What's most interesting to me about this paper is that some headphones are very consistent between the two HATS measurement fixtures while others—namely, the two used as the "playback" headphones in this study—seemingly vary a lot. Again I'm not super well-versed in this stuff, the last few months have been a rollercoaster of reading and learning for me, but if the more accurate ear is showing a big change vs. the older system, this strikes me as an indicator of bad design because the headphone should aim to be more consistent regardless of the head it's placed on, right?
This is the most important take away info here indeed.
That the transfer function between different fixtures is inconsistent between different headphones, and that as a result finding a transposition for the Harman target to the 5128 by using the average transfer function of a cohort of improperly selected headphones can be quite problematic is nothing new, Sean Olive among others made a few presentations on that subject a while back. The box plot graphs are just the logical conclusion of that problem.
Now whether it's between different fixtures, or different individuals, we should expect a desirable target to vary at the eardrum between them, as different anatomies impact the resulting SPL at the eardrum, which is why it's probably a good way to distinguish between what belongs the "desirable" inter-individual variation and the "non desirable" one (I guess you've already read about HRTF maps for example ?).
That some headphones have a tendency to produce more undesirable variation is well known and well characterised already - for example Rtings has been measuring bass response on real humans for years already, and we have plenty of articles on AES on the subject (including from Harman). This is a part of the spectrum where an individual's anatomy should have a lot less influence over what a desirable target is than at higher frequencies.
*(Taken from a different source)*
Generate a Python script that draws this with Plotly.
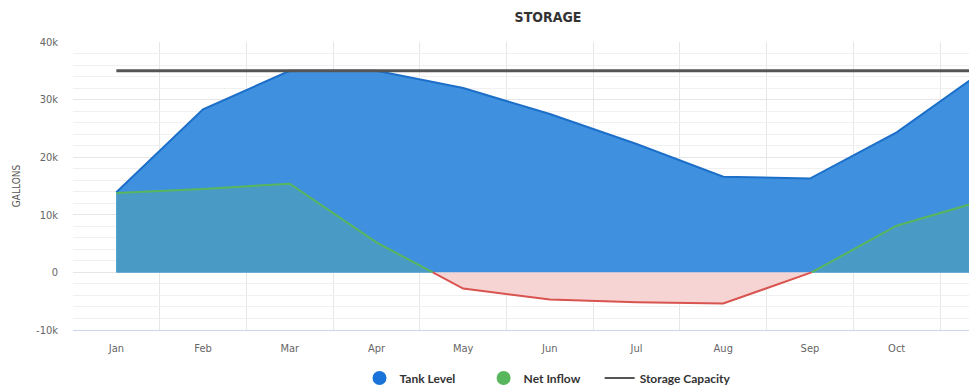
import plotly.graph_objects as go

# Monthly storage data (gallons)
months = ["Jan", "Feb", "Mar", "Apr", "May", "Jun", "Jul", "Aug", "Sep", "Oct", "Nov"]
tank_level = [13900, 28300, 35000, 35000, 32000, 27500, 22300, 16600, 16300, 24300, 35000]
net_inflow = [13800, 14500, 15400, 5200, -2800, -4700, -5200, -5400, -150, 8100, 12500]
storage_capacity = [35000] * len(months)

y_tickvals = [-10000, 0, 10000, 20000, 30000, 40000]
y_ticktext = ["-10k", "0", "10k", "20k", "30k", "40k"]

BLUE_FILL = "rgb(63,145,224)"
BLUE_LINE = "rgb(28,111,201)"
GREEN = "rgb(88,182,92)"
TEAL_FILL = "rgb(73,155,198)"
RED = "rgb(217,83,79)"
PINK_FILL = "rgb(247,212,212)"

xs = list(range(len(months)))

# Split net inflow into positive / negative runs, joined at the zero crossings
pos_x, pos_y, neg_x, neg_y = [], [], [], []
for i, v in enumerate(net_inflow):
    if i > 0:
        p = net_inflow[i - 1]
        if (p >= 0) != (v >= 0):
            xc = (i - 1) + p / (p - v)
            if p >= 0:
                pos_x += [xc, None]; pos_y += [0, None]
                neg_x += [xc]; neg_y += [0]
            else:
                neg_x += [xc, None]; neg_y += [0, None]
                pos_x += [xc]; pos_y += [0]
    if v >= 0:
        pos_x.append(i); pos_y.append(v)
    else:
        neg_x.append(i); neg_y.append(v)

fig = go.Figure()

fig.add_trace(go.Scatter(
    x=xs, y=tank_level, mode="lines", fill="tozeroy",
    fillcolor=BLUE_FILL, line=dict(color=BLUE_LINE, width=2),
    showlegend=False, hoverinfo="skip"))

fig.add_trace(go.Scatter(
    x=pos_x, y=pos_y, mode="lines", fill="tozeroy",
    fillcolor=TEAL_FILL, line=dict(color=GREEN, width=2),
    showlegend=False, hoverinfo="skip"))

fig.add_trace(go.Scatter(
    x=neg_x, y=neg_y, mode="lines", fill="tozeroy",
    fillcolor=PINK_FILL, line=dict(color=RED, width=2),
    showlegend=False, hoverinfo="skip"))

fig.add_trace(go.Scatter(
    x=xs, y=storage_capacity, mode="lines",
    line=dict(color="#555555", width=3),
    name="Storage Capacity", showlegend=False, hoverinfo="skip"))

# Legend entries (non-breaking spaces widen the gap between entries)
NBSP = "\u00a0"
fig.add_trace(go.Scatter(x=[None], y=[None], mode="markers", name="Tank Level" + NBSP * 8,
                         marker=dict(symbol="circle", size=14, color="rgb(26,115,217)")))
fig.add_trace(go.Scatter(x=[None], y=[None], mode="markers", name="Net Inflow" + NBSP * 5,
                         marker=dict(symbol="circle", size=14, color=GREEN)))
fig.add_trace(go.Scatter(x=[None], y=[None], mode="lines", name="Storage Capacity",
                         line=dict(color="#555555", width=2)))

fig.update_layout(
    width=969, height=391,
    margin=dict(l=73, r=0, t=42, b=61),
    paper_bgcolor="white", plot_bgcolor="white",
    title=dict(text="<b>STORAGE</b>", x=548 / 969, xanchor="center",
               y=1 - 17 / 391, yanchor="middle",
               font=dict(family="DejaVu Sans Condensed", size=14, color="#333333")),
    legend=dict(orientation="h", xref="container", yref="container",
                x=548 / 969, xanchor="center",
                y=1 - 378 / 391, yanchor="middle",
                font=dict(family="Lato", size=12, color="#333333", weight="bold"),
                itemwidth=30, tracegroupgap=0),
    font=dict(family="DejaVu Sans Condensed", size=11, color="#666666"),
)

fig.update_xaxes(
    range=[-0.5, -0.5 + 896 / 86.7],
    tickvals=xs, ticktext=months,
    showgrid=False, zeroline=False,
    showline=True, linecolor="#ccd6eb", linewidth=1,
    ticks="", ticklabelstandoff=8,
    minor=dict(tick0=0.5, dtick=1, showgrid=True, gridcolor="#e6e6e6", gridwidth=1),
    tickfont=dict(family="DejaVu Sans Condensed", size=11, color="#666666"),
)

fig.update_yaxes(
    range=[-10000, 40000],
    tickvals=y_tickvals, ticktext=y_ticktext,
    showgrid=True, gridcolor="#e6e6e6", gridwidth=1,
    zeroline=False, showline=False, ticks="",
    ticklabelstandoff=14,
    minor=dict(dtick=2000, showgrid=True, gridcolor="#f0f0f0", gridwidth=1),
    title=dict(text="GALLONS", standoff=13,
               font=dict(family="DejaVu Sans Condensed", size=10, color="#555555")),
    tickfont=dict(family="DejaVu Sans Condensed", size=11, color="#666666"),
)

fig.write_html("out.html")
It's harder to know whether the variation observed at higher frequencies is of the desirable type or not, this is an area where there isn't a lot of publications. But what can be done in that range rather easily is to test a pair of headphones on the same fixture for coupling effects (ex by compressing the pads). If the resulting frequency changes a lot in specific bands, it's already a pretty good indication that these headphones are likely to exhibit a lot of undesirable inter-individual variation since they can't even deliver a constant response on the same fixture. It would be better to determine what the ideal inter-individual variation should be for a cohort of individuals, then measure in situ a number of headphones and plot which ones seem to translate from one individual to another in a more desirable way, but this seems quite hard to do well and I am not aware of a lot of publications on that subject.
Now as we've discussed a while back in this forum, it's actually not that hard to find a good translation between Harman's rig and the 5128 provided one uses, as you pointed out,
only headphones that we know are likely (at least up to a few kHz), to translate well from one fixture to another in a desirable fashion. And if headphones that can't do so then show a "different difference" between their response and the target obtained, it should be considered a sign that the headphones' engineering leaves something to be desired, and neither be an indictment against a particular fixture nor the sign that getting a half-decent target translation, at least up to around 3-4kHz, is impossible.
Basically, the problem here is not the 5128, it's the DCA XO :
Active systems used in some headphones are soon going to make this a moot point anyway. Feedback systems used in ANC headphones already compensate to some degree for inconsistencies in fit / leakage / impedance because they are, essentially, error loops (the better designed ANC closed back over-ears tend to over perform by a wide margin passive closed backs in Rtings' consistency measurements for example), but they were traditionally limited to frequencies below 800Hz, and in some situations (like IEMs) were a double edged sword. Companies like Bose and Apple - and possibly others, and I hope that Harman will soon join them (they've started to publish articles to that effect), have already managed to extend the range over which they can use active systems to predict the in situ response at the eardrum up to several kHz, but for now I believe that it's limited to IEMs (I have not been able to measure the Bose CustomTune over-ears to understand what they're doing), and while I can test to some extent whether or not these systems are successful with some DIY experiments, I can't make a comprehensive evaluation, so some doubt remains whether or not they've done a good job.
If indeed the prediction is correct, designing targets for different fixtures becomes increasingly easy as the HPTF effects are minimised, but anatomically derived "desirable" differences may still require a different target otherwise (among other factors that may still call for different targets).